From the SA Chapter President 050218

From the SA Chapter President 050218

mdreostiWelcome back to what is starting as a busy and hopefully prosperous new year for our industry. We continue to see great interest in planning reform and the role of design, we anticipate a future with mandatory CPD for architects in South Australia, and the Institute is now well settled in our new home in Leigh Street and rolling out another full year of events and engagement.

For me the year is starting to fill again and I’m slowly letting go of my beachside break. As I ease myself back in, I’ve read a number of interesting articles which have caused me to consider the very core of what we as architects do, and for whom we do it.

One article by Barbara Bryson contemplated our future as architects and the potential for extinction or irrelevance as we allow ourselves to be increasingly less engaged with the whole process of delivering architecture. It challenged us that we encourage and foster this increasing introspection through archi-speak which does not connect or resonate with those who are actually our clients and end users, and that we broadly lack the research or data to demonstrate to them why we offer value. It proposed that our risk aversion in practice sees us abdicating more and more responsibility, and I personally add to this that if we observe our counterparts in the construction industry we will see that risk is in fact power, and they are increasingly willing to adopt design responsibility and control.

This article highlights to me the singular question that I have heard asked my entire career – what is the value of good design? And how do we as a profession communicate that simply and convincingly to everybody else?

The other articles I read included many discussions about hostile architecture which in a curious way aligned in my mind with thinking about the value of design and the benefit to our client.

 Hostile architecture is architecture which through deliberate design techniques discourages or prevents use in ways which are not desired. Benches with arm rests or angles so that homeless cannot use them to sleep, alcoves with spikes on the ground for the same reason, sitting areas which are uncovered or uncomfortable to prevent long term occupation and window ledges which are significantly angled so as to be unable to alight. 

The really interesting thing to me, is that these design solutions show simply and empirically that design can achieve immediate, tangible impact. They are solutions with completely quantifiable outcomes where our ‘good design’ has prevented a homeless person respite and fully achieved our client goal of a nice clean and empty alcove.

And I know that you all feel a little uncomfortable about calling that good design.

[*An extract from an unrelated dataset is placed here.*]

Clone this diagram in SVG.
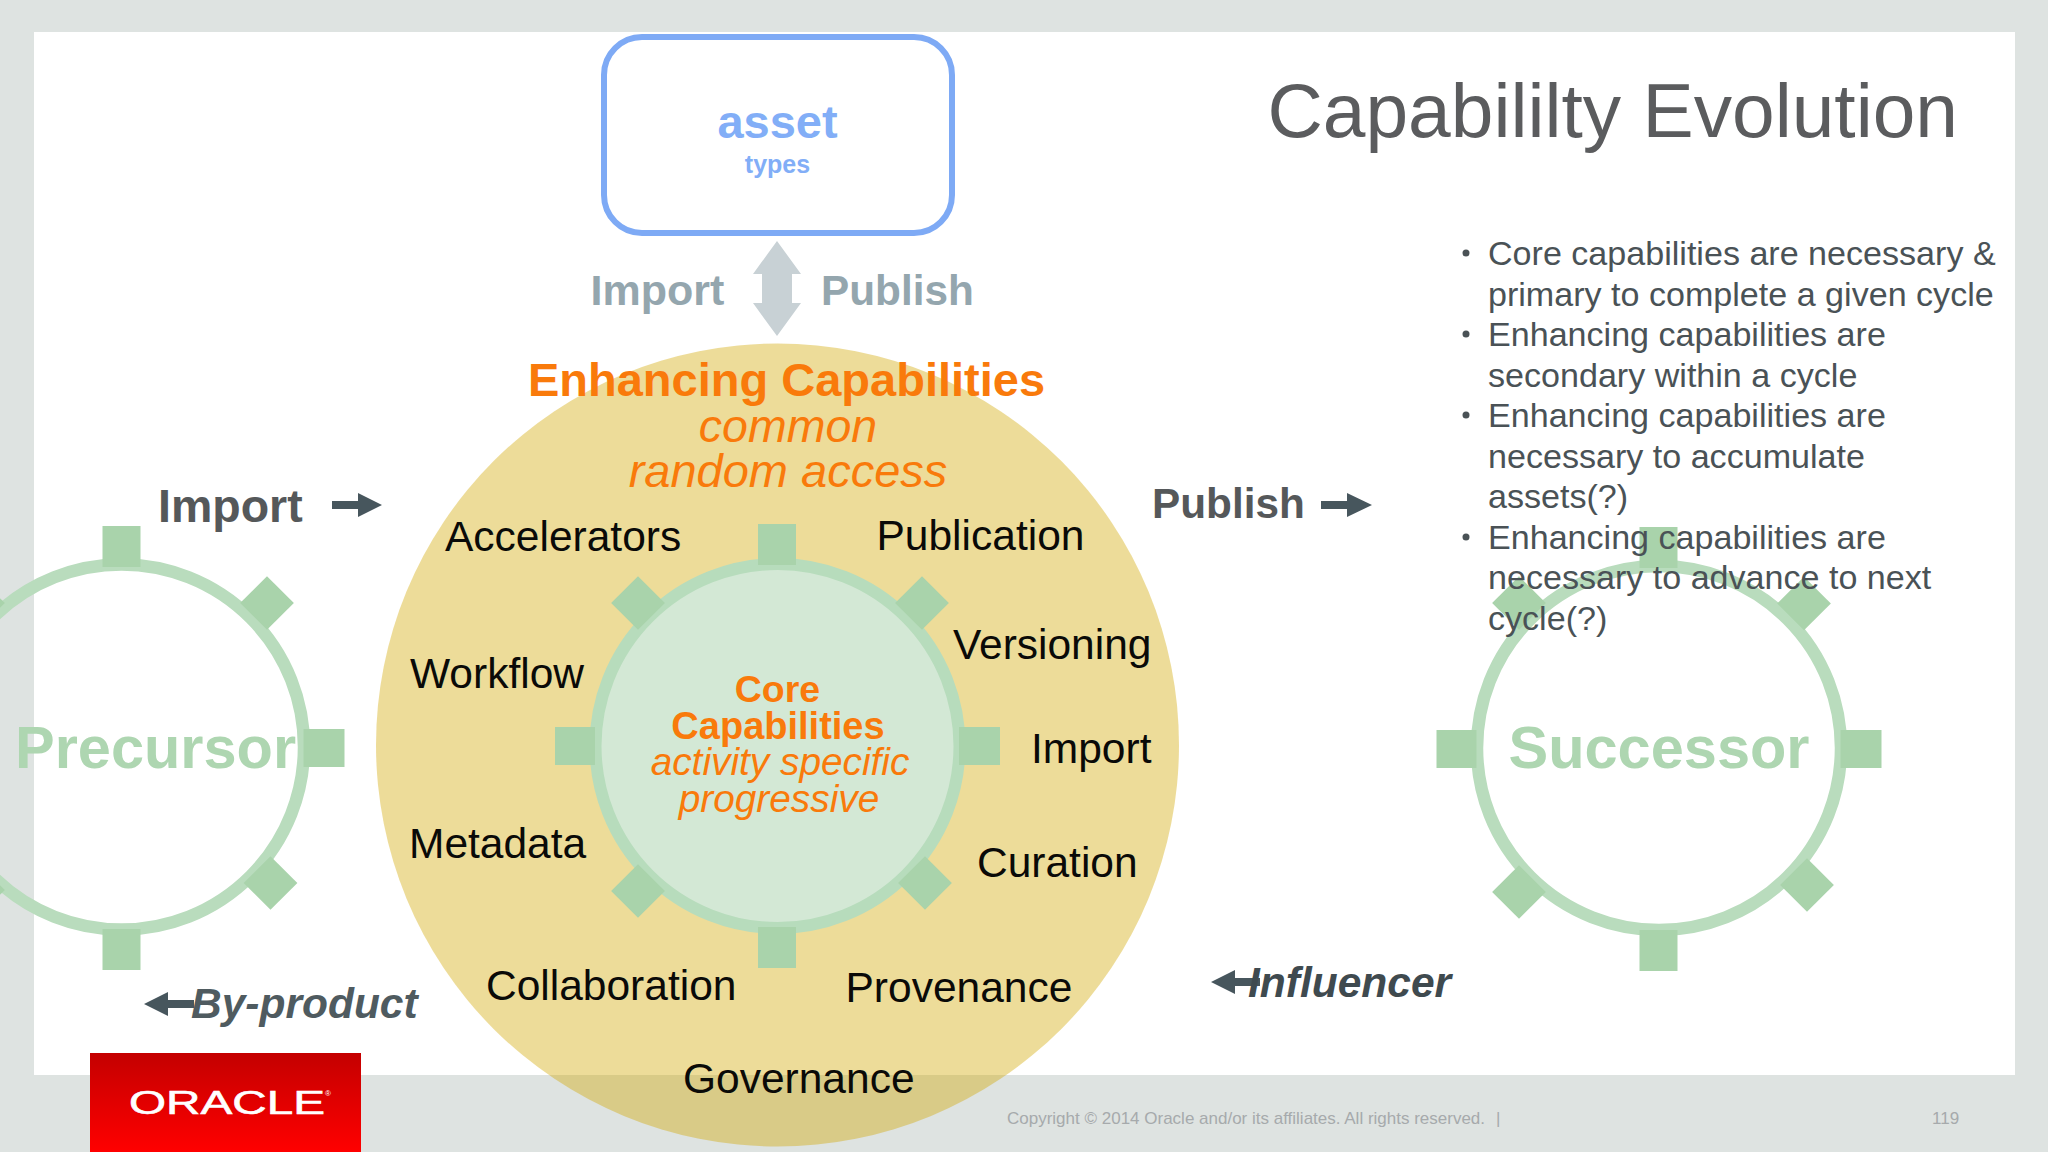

This debate highlights where we sit between society, community and client. Good architecture of course is inclusive, supportive and contextual and not just for one client. This debate highlights the inexorable disconnect between the public and private realm and the challenges to design positive outcomes for different stakeholders with perceived competing interests.

I think that hostile architecture actually provides us a very powerful conversation piece. We can demonstrate the power of design to achieve outcomes, but then have a conversation about the value of the outcomes we seek to achieve.

We can demonstrate in a tangible way that design can indeed completely prevent people gathering to eat their lunch and therefore leave their wrappers….but we can then have a conversation about whether “good design” may actually support people, and provide a bin instead of spikes.

Since we seem to find it so hard to elucidate “good design” maybe it would be easier to start the discussion with “bad design” and then find the better answers.

Perhaps we could start, drive and finish the conversation and then deliver the solution. We could accept full responsibility for it from start to finish, tell the whole story and tell it in plain English.